Pull out all lines from the listing below in which the word "this" appears.

— begin —

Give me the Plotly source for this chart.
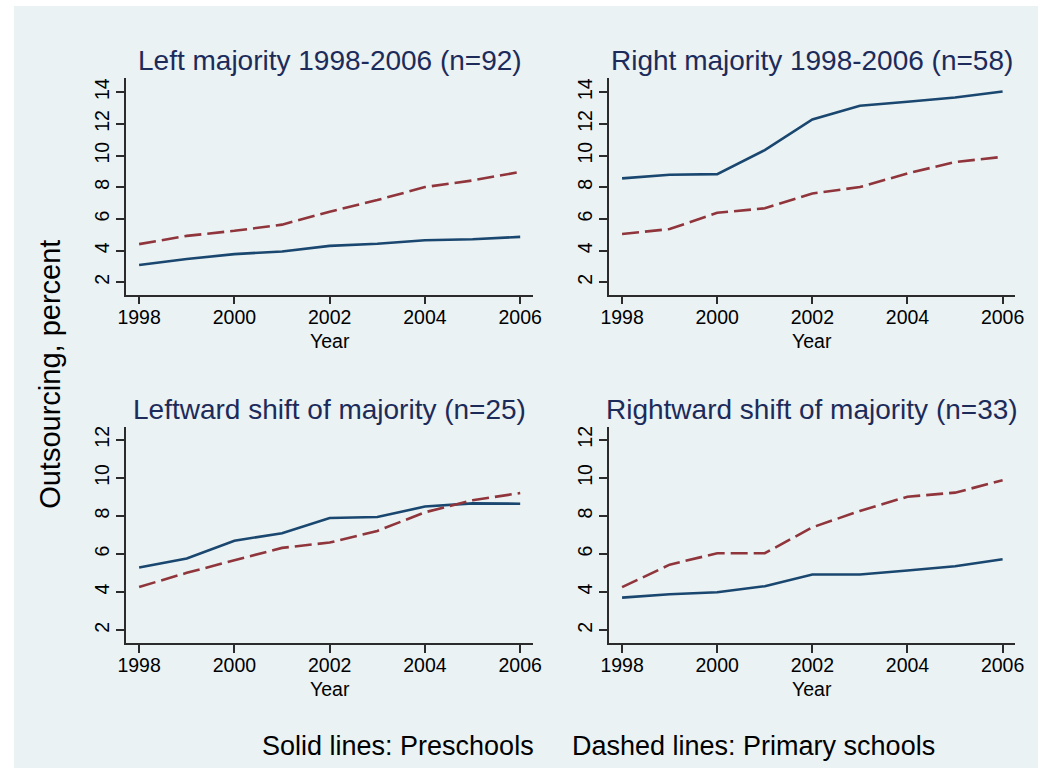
import plotly.graph_objects as go

years = [1998, 1999, 2000, 2001, 2002, 2003, 2004, 2005, 2006]

panel_titles = [
    "Left majority 1998-2006 (n=92)",
    "Right majority 1998-2006 (n=58)",
    "Leftward shift of majority (n=25)",
    "Rightward shift of majority (n=33)",
]

# Solid lines: Preschools
left_pre = [3.09, 3.47, 3.78, 3.95, 4.30, 4.43, 4.66, 4.72, 4.87]
right_pre = [8.56, 8.79, 8.83, 10.34, 12.28, 13.14, 13.39, 13.66, 14.04]
leftshift_pre = [5.29, 5.76, 6.70, 7.09, 7.89, 7.94, 8.49, 8.66, 8.64]
rightshift_pre = [3.71, 3.89, 3.99, 4.31, 4.92, 4.92, 5.13, 5.36, 5.72]

# Dashed lines: Primary schools
left_prim = [4.41, 4.93, 5.25, 5.64, 6.46, 7.19, 8.01, 8.43, 8.97]
right_prim = [5.05, 5.36, 6.39, 6.67, 7.61, 8.01, 8.87, 9.59, 9.92]
leftshift_prim = [4.27, 5.01, 5.67, 6.32, 6.60, 7.21, 8.19, 8.82, 9.20]
rightshift_prim = [4.26, 5.44, 6.04, 6.04, 7.40, 8.26, 9.01, 9.22, 9.87]

x_ticks = [1998, 2000, 2002, 2004, 2006]
y_ticks_top = [2, 4, 6, 8, 10, 12, 14]
y_ticks_bottom = [2, 4, 6, 8, 10, 12]

y_title = "Outsourcing, percent"
x_title = "Year"
footer_solid = "Solid lines: Preschools"
footer_dashed = "Dashed lines: Primary schools"

pre_series = [left_pre, right_pre, leftshift_pre, rightshift_pre]
prim_series = [left_prim, right_prim, leftshift_prim, rightshift_prim]

W, H = 1050, 771
BG = "#eaf2f3"
NAVY = "#1a476f"
MAROON = "#90353b"
TITLE_COL = "#1c2b5a"
AXIS_COL = "#2b2b2b"
FONT = "Liberation Sans, Arial, sans-serif"


def px_x(p):
    return p / W


def px_y(p):
    return 1 - p / H


# panel pixel boxes: (x0, x1, ytop, ybottom)
boxes = [
    (119.3, 533.2, 77.3, 294.0),
    (610.7, 1024.0, 77.3, 294.0),
    (119.3, 533.2, 426.7, 642.7),
    (610.7, 1024.0, 426.7, 642.7),
]
yranges = [[1.225, 14.88], [1.225, 14.88], [1.334, 12.66], [1.334, 12.66]]
yticks = [y_ticks_top, y_ticks_top, y_ticks_bottom, y_ticks_bottom]

fig = go.Figure()
layout = dict(
    width=W,
    height=H,
    margin=dict(l=0, r=0, t=0, b=0),
    paper_bgcolor="white",
    plot_bgcolor="white",
    showlegend=False,
    font=dict(family=FONT, color="black"),
)

annotations = []
for i in range(4):
    x0, x1, yt, yb = boxes[i]
    sfx = "" if i == 0 else str(i + 1)
    xa = "x" + sfx
    ya = "y" + sfx
    fig.add_trace(go.Scatter(
        x=years, y=pre_series[i], mode="lines",
        line=dict(color=NAVY, width=2.6),
        xaxis=xa, yaxis=ya,
    ))
    fig.add_trace(go.Scatter(
        x=years, y=prim_series[i], mode="lines",
        line=dict(color=MAROON, width=2.6, dash="17px,6px"),
        xaxis=xa, yaxis=ya,
    ))
    layout["xaxis" + sfx] = dict(
        domain=[px_x(x0), px_x(x1)],
        anchor=ya,
        range=[1997.73, 2006.27],
        tickvals=x_ticks,
        ticks="outside", ticklen=8, tickwidth=1.5, tickcolor=AXIS_COL,
        ticklabelstandoff=-4,
        showline=True, linecolor=AXIS_COL, linewidth=1.6,
        showgrid=False, zeroline=False,
        tickfont=dict(size=19.5, color="black", family=FONT),
    )
    layout["yaxis" + sfx] = dict(
        domain=[px_y(yb), px_y(yt)],
        anchor=xa,
        range=yranges[i],
        tickvals=yticks[i],
        tickangle=-90,
        ticks="outside", ticklen=8, tickwidth=1.5, tickcolor=AXIS_COL,
        showline=True, linecolor=AXIS_COL, linewidth=1.6,
        showgrid=True, gridcolor=BG, gridwidth=2,
        zeroline=False,
        tickfont=dict(size=19.5, color="black", family=FONT),
    )
    # panel title
    annotations.append(dict(
        text=panel_titles[i], xref="paper", yref="paper",
        x=px_x((x0 + x1) / 2), y=px_y(yt - 17.5),
        xanchor="center", yanchor="middle", showarrow=False,
        font=dict(size=28, color=TITLE_COL, family=FONT),
    ))
    # x axis title
    annotations.append(dict(
        text=x_title, xref="paper", yref="paper",
        x=px_x(x0 + (x1 - x0) / 2), y=px_y(yb + 46),
        xanchor="center", yanchor="middle", showarrow=False,
        font=dict(size=19.5, color="black", family=FONT),
    ))

annotations.append(dict(
    text=y_title, xref="paper", yref="paper",
    x=px_x(41), y=px_y(374), textangle=-90,
    xanchor="center", yanchor="middle", showarrow=False,
    font=dict(size=29, color="black", family=FONT),
))
annotations.append(dict(
    text=footer_solid, xref="paper", yref="paper",
    x=px_x(255), y=px_y(746),
    xanchor="left", yanchor="middle", showarrow=False,
    font=dict(size=27, color="black", family=FONT),
))
annotations.append(dict(
    text=footer_dashed, xref="paper", yref="paper",
    x=px_x(571), y=px_y(746),
    xanchor="left", yanchor="middle", showarrow=False,
    font=dict(size=27, color="black", family=FONT),
))

layout["annotations"] = annotations
layout["shapes"] = [dict(
    type="rect", xref="paper", yref="paper",
    x0=px_x(5), x1=px_x(1047), y0=px_y(768), y1=px_y(5),
    fillcolor=BG, line=dict(width=0), layer="below",
)]

fig.update_layout(**layout)
fig.write_html(
    "out.html",
    config={"displayModeBar": False},
    post_script="document.body.style.margin='0';document.body.style.overflow='hidden';",
)
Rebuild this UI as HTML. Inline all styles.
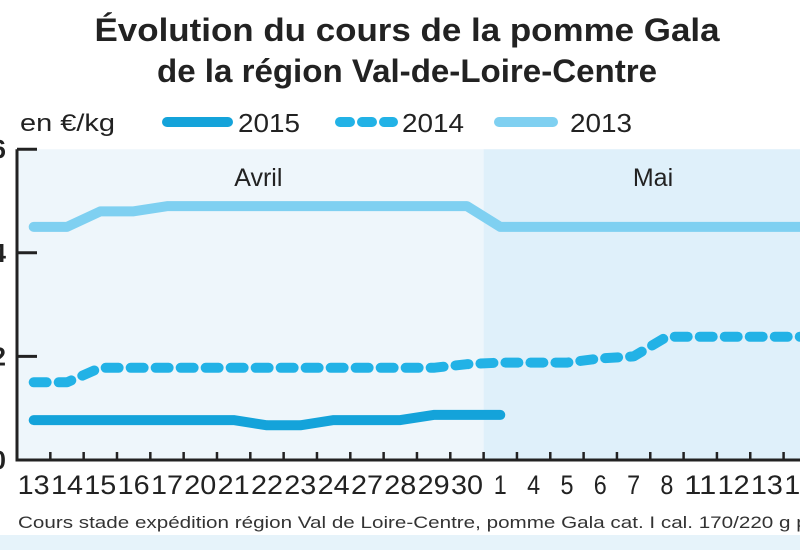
<!DOCTYPE html>
<html><head><meta charset="utf-8"><style>
body{margin:0;background:#fff;width:800px;height:550px;overflow:hidden;font-family:"Liberation Sans",sans-serif}
</style></head><body>
<svg width="800" height="550" xmlns="http://www.w3.org/2000/svg">
<rect x="0" y="535" width="800" height="15" fill="#e6f3fa"/>
<text x="407" y="41" text-anchor="middle" font-size="32" font-weight="bold" fill="#222" textLength="625" lengthAdjust="spacingAndGlyphs">Évolution du cours de la pomme Gala</text>
<text x="407" y="82" text-anchor="middle" font-size="32" font-weight="bold" fill="#222" textLength="500" lengthAdjust="spacingAndGlyphs">de la région Val-de-Loire-Centre</text>
<g id="legend">
<text x="20" y="131" font-size="24" fill="#222" textLength="95" lengthAdjust="spacingAndGlyphs">en €/kg</text>
<line x1="167" y1="122" x2="228" y2="122" stroke="#14a3da" stroke-width="10" stroke-linecap="round"/>
<text x="238" y="132" font-size="26" fill="#222" textLength="62" lengthAdjust="spacingAndGlyphs">2015</text>
<line x1="340" y1="122" x2="393" y2="122" stroke="#22b2e6" stroke-width="10" stroke-linecap="round" stroke-dasharray="10,12"/>
<text x="402" y="132" font-size="26" fill="#222" textLength="62" lengthAdjust="spacingAndGlyphs">2014</text>
<line x1="499" y1="122" x2="553" y2="122" stroke="#7fd0f1" stroke-width="10" stroke-linecap="round"/>
<text x="570" y="132" font-size="26" fill="#222" textLength="62" lengthAdjust="spacingAndGlyphs">2013</text>
</g>
<g id="plot"></g>
<text x="18" y="528" font-size="17" fill="#333" textLength="800" lengthAdjust="spacingAndGlyphs">Cours stade expédition région Val de Loire-Centre, pomme Gala cat. I cal. 170/220 g plt</text>
</svg>
<script>
const categories=["13","14","15","16","17","20","21","22","23","24","27","28","29","30","1","4","5","6","7","8","11","12","13","14"];
const values2013=[4.5,4.5,4.8,4.8,4.9,4.9,4.9,4.9,4.9,4.9,4.9,4.9,4.9,4.9,4.5,4.5,4.5,4.5,4.5,4.5,4.5,4.5,4.5,4.5];
const values2014=[1.5,1.5,1.78,1.78,1.78,1.78,1.78,1.78,1.78,1.78,1.78,1.78,1.78,1.85,1.88,1.88,1.88,1.96,2.0,2.38,2.38,2.38,2.38,2.38];
const values2015=[0.77,0.77,0.77,0.77,0.77,0.77,0.77,0.67,0.67,0.77,0.77,0.77,0.87,0.87,0.87];
const yTicks=[0,2,4,6];
const ns="http://www.w3.org/2000/svg";
const g=document.getElementById('plot');
const X0=17,Y0=460,step=33.33,ppu=51.8;
const xs=i=>X0+step*(i+0.5);
const ys=v=>Y0-v*ppu;
function mk(t,a){const e=document.createElementNS(ns,t);for(const k in a)e.setAttribute(k,a[k]);g.appendChild(e);return e;}
const mayIdx=categories.indexOf("1");
let r=mk('rect',{x:X0,y:ys(6),width:xs(mayIdx)-step/2-X0,height:Y0-ys(6),fill:'#eef6fb'});


r=mk('rect',{x:xs(mayIdx)-step/2,y:ys(6),width:800,height:Y0-ys(6),fill:'#dff0fa'});


let t=mk('text',{x:(X0+xs(mayIdx)-step/2)/2+8,y:ys(6)+37,'font-size':25,fill:'#222','text-anchor':'middle'});t.textContent='Avril';


t=mk('text',{x:653,y:ys(6)+37,'font-size':25,fill:'#222','text-anchor':'middle'});t.textContent='Mai';


let ax=mk('path',{d:`M${X0},${ys(6)}V${Y0}H800`,stroke:'#222','stroke-width':3,fill:'none'});


yTicks.forEach(v=>{
 let l=mk('line',{x1:X0,x2:X0+20,y1:ys(v),y2:ys(v),stroke:'#222','stroke-width':3});
 
 
 let tt=mk('text',{x:6,y:ys(v)+9,'font-size':26,'font-weight':'bold',fill:'#222','text-anchor':'end'});tt.textContent=v;
 
 
});
categories.forEach((c,i)=>{
 if(i>0){let l=mk('line',{x1:xs(i)-step/2,x2:xs(i)-step/2,y1:Y0,y2:Y0-8,stroke:'#222','stroke-width':2.5});
 
 }
 let tt=mk('text',{x:xs(i),y:Y0+34,'font-size':27,fill:'#222','text-anchor':'middle',textLength:c.length>1?32:13,lengthAdjust:'spacingAndGlyphs'});tt.textContent=c;
 
 
});
function line(vals,color,dash,name){
 const d=vals.map((v,i)=>(i?'L':'M')+xs(i)+','+ys(v)).join('');
 const p=mk('path',{d,stroke:color,'stroke-width':10,fill:'none','stroke-linecap':'round','stroke-linejoin':'round'});
 if(dash)p.setAttribute('stroke-dasharray',dash);
 
 
}
line(values2013,'#7fd0f1',null,'series-2013');
line(values2014,'#22b2e6','13,12','series-2014');
line(values2015,'#14a3da',null,'series-2015');
</script>
</body></html>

— end —

### Task solution
Give me the Plotly source for this chart.
Rebuild this UI as HTML. Inline all styles.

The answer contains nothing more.